The p-value is considerably smaller than 0.05, so this looks like a statistically significant association.

7.2.6 Question 6

Create a scatter plot with latitude on the x-axis and political stability on the y-axis.

world.data <- read.csv("https://raw.githubusercontent.com/QMUL-SPIR/Public_files/master/datasets/QoG2012.csv")

library(ggplot2)
p_q6 <- ggplot(world.data, aes(x = lp_lat_abst, y= wbgi_pse)) + 
  geom_point() +
  labs(x = "Distance from equator in decimal degrees (0 to .9)", y="political stability index") +
  ggtitle("Relation between pol. stability and distance from the equator")

p_q6

7.2.7 Question 7

What is the correlation coefficient of political stability and latitude? Is it statistically significant?

cor.test(y = world.data$wbgi_pse,
         x = world.data$lp_lat_abst) # correlation and significance


    Pearson's product-moment correlation

data:  x and y
t = 5.8247, df = 185, p-value = 2.492e-08
alternative hypothesis: true correlation is not equal to 0
95 percent confidence interval:
 0.2651437 0.5084328
sample estimates:
      cor 
0.3936597

The correlation coefficient ranges from -1 to 1 and is a measure of linear association of two continuous variables. The variables are positively related. That means, as we move away from the equator, we tend to observe higher levels of political stability.

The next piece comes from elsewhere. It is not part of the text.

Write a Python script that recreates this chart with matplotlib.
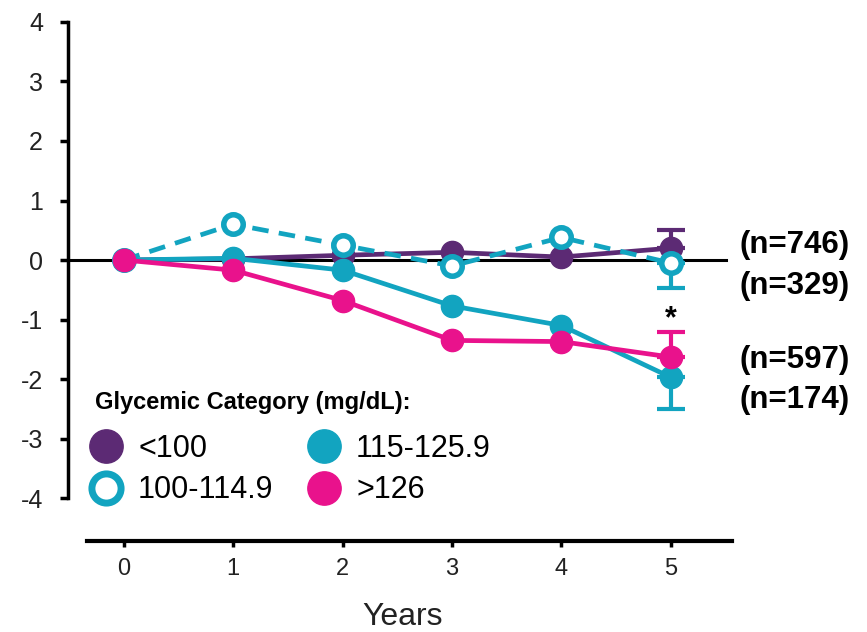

This relationship appears to be highly statistically significant.

7.2.8 Question 8

If we move away from the equator, how does political stability change?

A: Political stability tends to increase as we move away from the equator.

7.2.9 Question 9

Does it matter whether we go north or south from the equator?

A: It does not matter whether we go north or south. Our latitude is measured in decimal degrees. Thus, a value of 0.9 could correspond to either the North Pole or the South Pole.